- Material provided

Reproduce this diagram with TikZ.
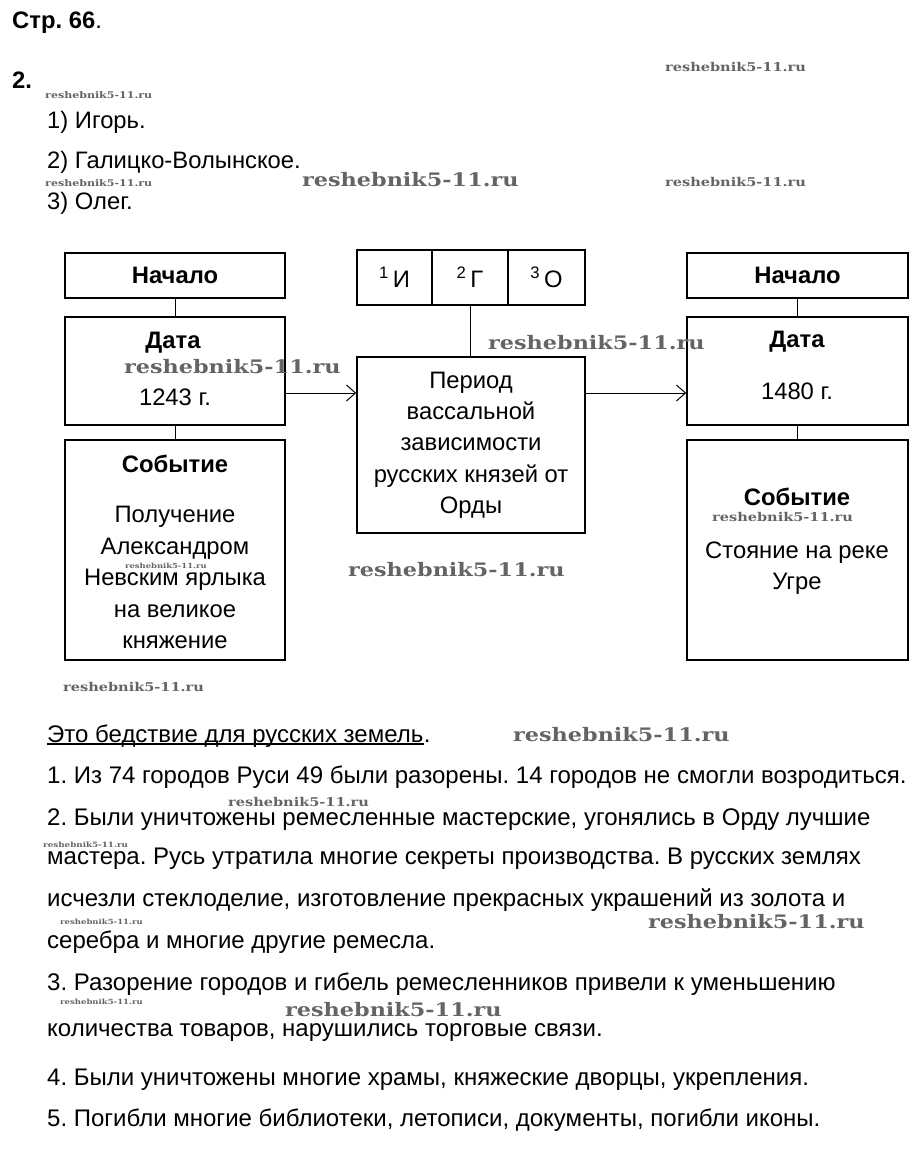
\documentclass[tikz,border=0pt]{standalone}
\usepackage{fontspec}
\setmainfont{Liberation Sans}
\newfontfamily\wmfont[FakeStretch=1.2]{DejaVu Serif}
\usetikzlibrary{arrows.meta,calc}
\definecolor{wmgray}{RGB}{100,100,100}
\frenchspacing
\tikzset{
  box/.style={draw, line width=1.6pt, inner sep=0pt},
  txt/.style={inner sep=0pt, anchor=base, font=\fontsize{23.8}{28}\selectfont},
  hdr/.style={txt, font=\fontsize{23.8}{28}\selectfont\bfseries},
  para/.style={inner sep=0pt, anchor=base west, font=\fontsize{24}{28}\selectfont},
  link/.style={line width=1pt},
  arr/.style={link, -{Straight Barb[length=9pt,width=16pt]}},
  wm/.style={inner sep=0pt, anchor=base west, text=wmgray, font=\wmfont\bfseries\fontsize{#1}{#1}\selectfont},
}

\begin{document}
\begin{tikzpicture}[x=1pt,y=-1pt]
\useasboundingbox (0,0) rectangle (923,1173);

% heading and answers
\node[hdr, anchor=base west] (page) at (12,28) {Стр. 66\mdseries.};
\node[hdr, anchor=base west] (task) at (12,88) {2.};
\foreach \y/\t in {128/{1) Игорь.}, 168/{2) Галицко-Волынское.}, 209/{3) Олег.}}
  \node[txt, anchor=base west] (ans\y) at (47,\y) {\t};

% left column
\node[hdr, box, anchor=center, minimum width=220pt, minimum height=45pt] (startL) at (175,275.5) {Начало};
\node[box, minimum width=220pt, minimum height=108pt] (dateL) at (175,371) {};
\node[box, minimum width=220pt, minimum height=220pt] (eventL) at (175,550) {};
\node[hdr] (dateLh) at (173,348) {Дата};
\node[txt] (dateLv) at (175,405) {1243 г.};
\node[hdr] (eventLh) at (175,472) {Событие};
\foreach \y/\t in {522/Получение, 554/Александром, 585/Невским ярлыка, 617/на великое, 648/княжение}
  \node[txt] (evL\y) at (175,\y) {\t};

% right column
\node[hdr, box, anchor=center, minimum width=221pt, minimum height=45pt] (startR) at (797.5,275.5) {Начало};
\node[box, minimum width=221pt, minimum height=108pt] (dateR) at (797.5,371) {};
\node[box, minimum width=221pt, minimum height=220pt] (eventR) at (797.5,550) {};
\node[hdr] (dateRh) at (797,347) {Дата};
\node[txt] (dateRv) at (797,399) {1480 г.};
\node[hdr] (eventRh) at (797,505) {Событие};
\foreach \y/\t in {558/Стояние на реке, 589/Угре}
  \node[txt] (evR\y) at (797,\y) {\t};

% middle: letters and period
\foreach \n/\x/\w/\t in {I/394.5/75pt/{\textsuperscript{1}\,И}, G/470/76pt/{\textsuperscript{2}\,Г}, O/546.5/77pt/{\textsuperscript{3}\,О}}
  \node[txt, box, anchor=center, minimum width=\w, minimum height=55pt] (cell\n) at (\x,277.5) {\t};
\node[box, minimum width=228pt, minimum height=176pt] (period) at (471,445) {};
\foreach \y/\t in {388/Период, 419/вассальной, 450/зависимости, 482/русских князей от, 513/Орды}
  \node[txt] (per\y) at (471,\y) {\t};

% connectors
\draw[link] (startL) -- (dateL);
\draw[link] (dateL) -- (eventL);
\draw[link] (startR) -- (dateR);
\draw[link] (dateR) -- (eventR);
\draw[link] (cellG.south) -- (cellG.south |- period.north);
\draw[arr] ([yshift=-22pt]dateL.east) -- ([yshift=-22pt]dateL.east -| period.west);
\draw[arr] ([yshift=-22pt]dateR.west -| period.east) -- ([yshift=-22pt]dateR.west);

% text below
\node[para] (lead) at (47,742) {Это бедствие для русских земель};
\node[para] (leaddot) at (lead.base east) {.};
\draw[line width=1.6pt] ([yshift=-2pt]lead.base west) -- ([yshift=-2pt]lead.base east);
\foreach \y/\t in {%
  783/{1. Из 74 городов Руси 49 были разорены. 14 городов не смогли возродиться.},%
  825/{2. Были уничтожены ремесленные мастерские, угонялись в Орду лучшие},%
  864/{мастера. Русь утратила многие секреты производства. В русских землях},%
  906/{исчезли стеклоделие, изготовление прекрасных украшений из золота и},%
  948/{серебра и многие другие ремесла.},%
  990/{3. Разорение городов и гибель ремесленников привели к уменьшению},%
  1036/{количества товаров, нарушились торговые связи.},%
  1085/{4. Были уничтожены многие храмы, княжеские дворцы, укрепления.},%
  1126/{5. Погибли многие библиотеки, летописи, документы, погибли иконы.}%
}
  \node[para] (line\y) at (47,\y) {\t};

% watermarks
\foreach \x/\y/\s [count=\i] in {665/71/12.1, 45/98/9.2, 45/186/9.2, 302/186/18.6,
    665/186/12.1, 124/373/18.6, 488/349/18.6, 712/521/12.1, 348/576/18.6,
    125/568/7, 63/691/12.1, 513/741/18.6, 228/806/12.1, 43/847/7.3,
    60/924/7.1, 648/928/18.6, 60/1004/7.1, 285/1016/18.6}
  \node[wm=\s] (wm\i) at (\x,\y) {reshebnik5-11.ru};
\end{tikzpicture}
\end{document}
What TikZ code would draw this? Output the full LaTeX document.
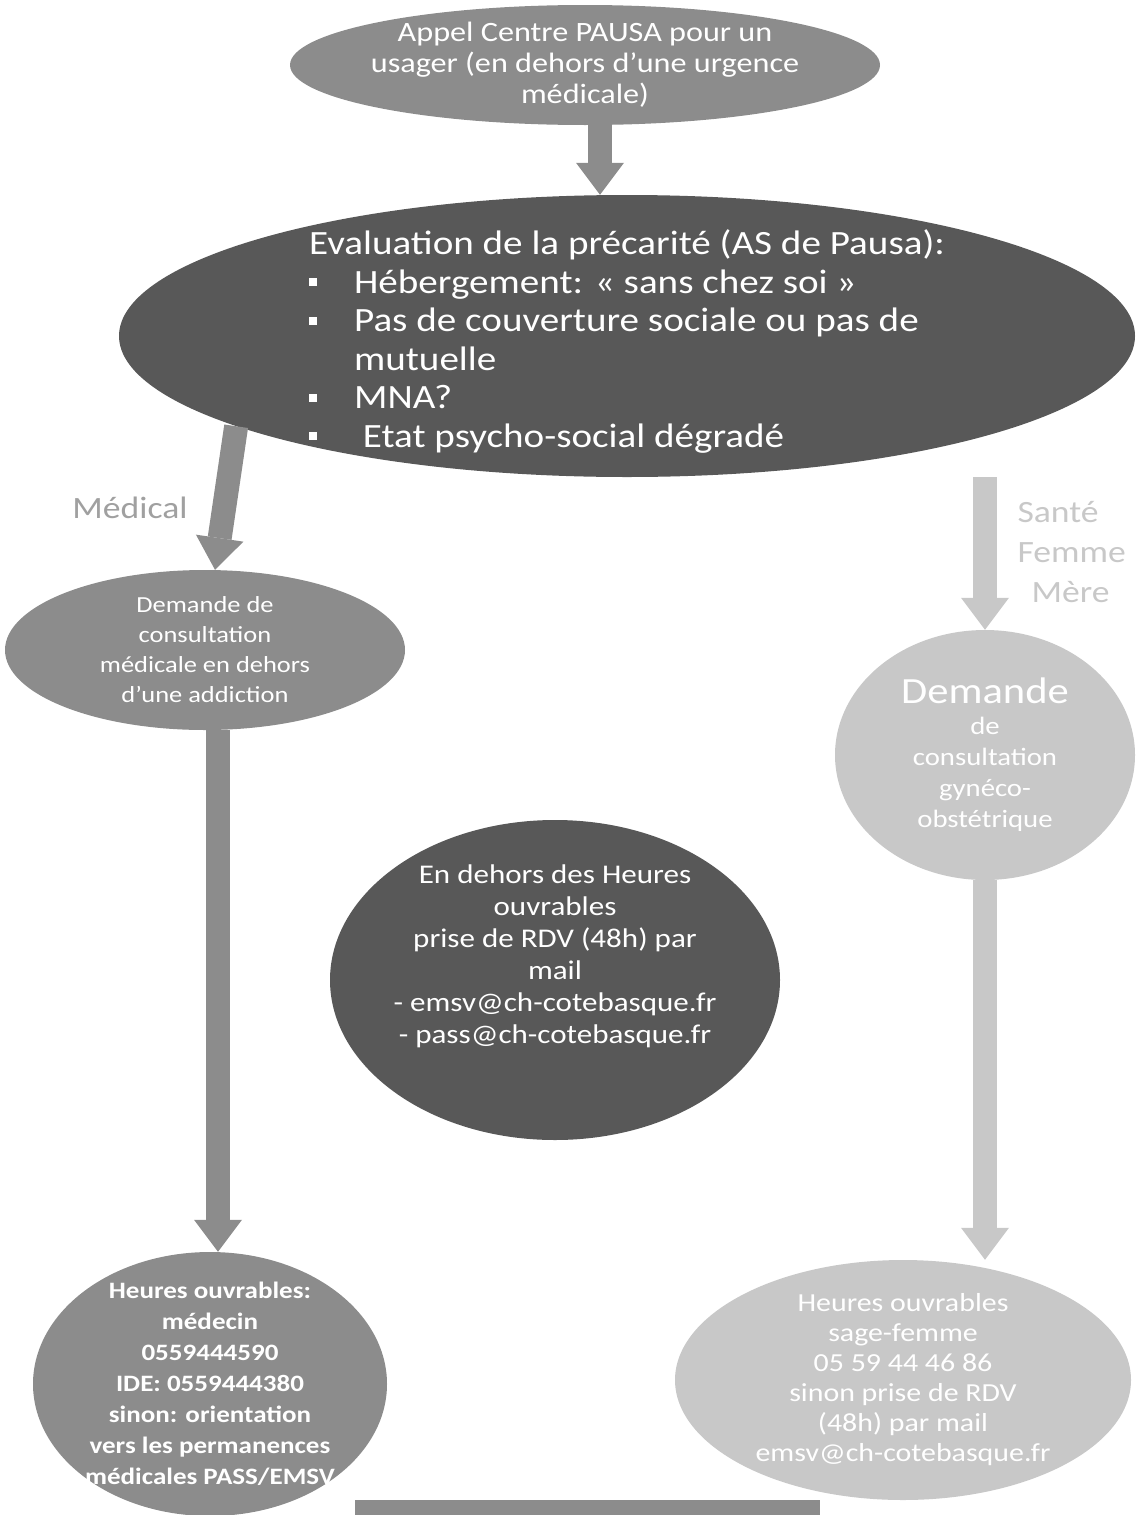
\documentclass[tikz,border=0pt]{standalone}
\usepackage{fontspec}
\setmainfont{Carlito}[FakeStretch=1.15]
\usetikzlibrary{positioning, arrows.meta, shapes.geometric}
\definecolor{toneDark}{RGB}{88, 88, 88}
\definecolor{toneMid}{RGB}{140, 140, 140}
\definecolor{toneLight}{RGB}{200, 200, 200}
\definecolor{toneLabel}{RGB}{160, 160, 160}
\newcommand{\sqb}{\makebox[45pt][l]{\raisebox{7pt}{\rule{8pt}{8pt}}}}

\begin{document}
\begin{tikzpicture}[x=1pt, y=-1pt,
    bubble/.style={ellipse, inner sep=-200pt, text=white, align=center},
    flow/.style={line width=24pt, -{Triangle[width=48pt, length=32pt, line width=0pt]}}]
  \useasboundingbox (0,0) rectangle (1139,1515);

  % top of the chart
  \node[bubble, fill=toneMid, minimum width=590pt, minimum height=120pt,
        font=\fontsize{28}{31}\selectfont] (appel) at (585,65)
        {Appel Centre PAUSA pour un\\usager (en dehors d'une urgence\\médicale)};
  \node[bubble, fill=toneDark, minimum width=1016pt, minimum height=282pt,
        align=left, font=\fontsize{34}{38.5}\selectfont] (eval) at (627,336)
        {\rule{0pt}{36pt}Evaluation de la précarité (AS de Pausa):\\
         \sqb Hébergement: « sans chez soi »\\
         \sqb Pas de couverture sociale ou pas de\\
         \hspace*{45pt}mutuelle\\
         \sqb MNA?\\
         \sqb\ Etat psycho-social dégradé};

  % the two branches
  \node[bubble, fill=toneMid, minimum width=400pt, minimum height=160pt,
        font=\fontsize{23}{30}\selectfont] (demMed) at (205,650)
        {Demande de\\consultation\\médicale en dehors\\d'une addiction};
  \node[bubble, fill=toneLight, minimum width=300pt, minimum height=250pt,
        font=\fontsize{25}{31}\selectfont] (demSF) at (985,755)
        {{\fontsize{37}{38}\selectfont Demande}\\de\\consultation\\gynéco-\\obstétrique};
  \node[bubble, fill=toneDark, minimum width=450pt, minimum height=320pt,
        font=\fontsize{27}{32}\selectfont] (horsHO) at (555,980)
        {En dehors des Heures\\ouvrables\\prise de RDV (48h) par\\mail\\- emsv@ch-cotebasque.fr\\- pass@ch-cotebasque.fr\rule[-52pt]{0pt}{1pt}};
  \node[bubble, fill=toneMid, minimum width=354pt, minimum height=264pt,
        font=\bfseries\fontsize{23.5}{31}\selectfont] (hoMed) at (210,1384)
        {Heures ouvrables:\\médecin\\0559444590\\IDE: 0559444380\\sinon: orientation\\vers les permanences\\médicales PASS/EMSV};
  \node[bubble, fill=toneLight, minimum width=456pt, minimum height=240pt,
        font=\fontsize{26}{30}\selectfont] (hoSF) at (903,1380)
        {Heures ouvrables\\sage-femme\\05 59 44 46 86\\sinon prise de RDV\\(48h) par mail\\emsv@ch-cotebasque.fr};

  % labels of the branches
  \node[text=toneLabel, font=\fontsize{31}{34}\selectfont] (medLbl) at (130,508) {Médical};
  \node[text=toneLight, align=left, anchor=north west,
        font=\fontsize{31}{40}\selectfont] (sfLbl) at (1014,498)
        {Santé\\Femme\\\hspace*{14pt}Mère};

  \coordinate (topArr) at (600,0);
  \coordinate (leftArr) at (218,0);
  \draw[flow, toneMid] (appel.south -| topArr) -- (eval.north -| topArr);
  \draw[flow, toneMid] (eval.193) -- ([xshift=10pt]demMed.north);
  \draw[flow, toneLight] (demSF.north |- eval.south) -- (demSF.north);
  \draw[flow, toneMid] (demMed.south -| leftArr) -- (hoMed.north -| leftArr);
  \draw[flow, toneLight] (demSF.south) -- (demSF.south |- hoSF.north);

  \fill[toneMid] (355,1500) rectangle (820,1515);
\end{tikzpicture}
\end{document}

- What the task asks
Set down the records above word for word, from the first line through the line containing "anchor=base west] (ans\y)", both included; leave out the pictures.

- Response to the exercise
Reproduce this diagram with TikZ.
\documentclass[tikz,border=0pt]{standalone}
\usepackage{fontspec}
\setmainfont{Liberation Sans}
\newfontfamily\wmfont[FakeStretch=1.2]{DejaVu Serif}
\usetikzlibrary{arrows.meta,calc}
\definecolor{wmgray}{RGB}{100,100,100}
\frenchspacing
\tikzset{
  box/.style={draw, line width=1.6pt, inner sep=0pt},
  txt/.style={inner sep=0pt, anchor=base, font=\fontsize{23.8}{28}\selectfont},
  hdr/.style={txt, font=\fontsize{23.8}{28}\selectfont\bfseries},
  para/.style={inner sep=0pt, anchor=base west, font=\fontsize{24}{28}\selectfont},
  link/.style={line width=1pt},
  arr/.style={link, -{Straight Barb[length=9pt,width=16pt]}},
  wm/.style={inner sep=0pt, anchor=base west, text=wmgray, font=\wmfont\bfseries\fontsize{#1}{#1}\selectfont},
}

\begin{document}
\begin{tikzpicture}[x=1pt,y=-1pt]
\useasboundingbox (0,0) rectangle (923,1173);

% heading and answers
\node[hdr, anchor=base west] (page) at (12,28) {Стр. 66\mdseries.};
\node[hdr, anchor=base west] (task) at (12,88) {2.};
\foreach \y/\t in {128/{1) Игорь.}, 168/{2) Галицко-Волынское.}, 209/{3) Олег.}}
  \node[txt, anchor=base west] (ans\y) at (47,\y) {\t};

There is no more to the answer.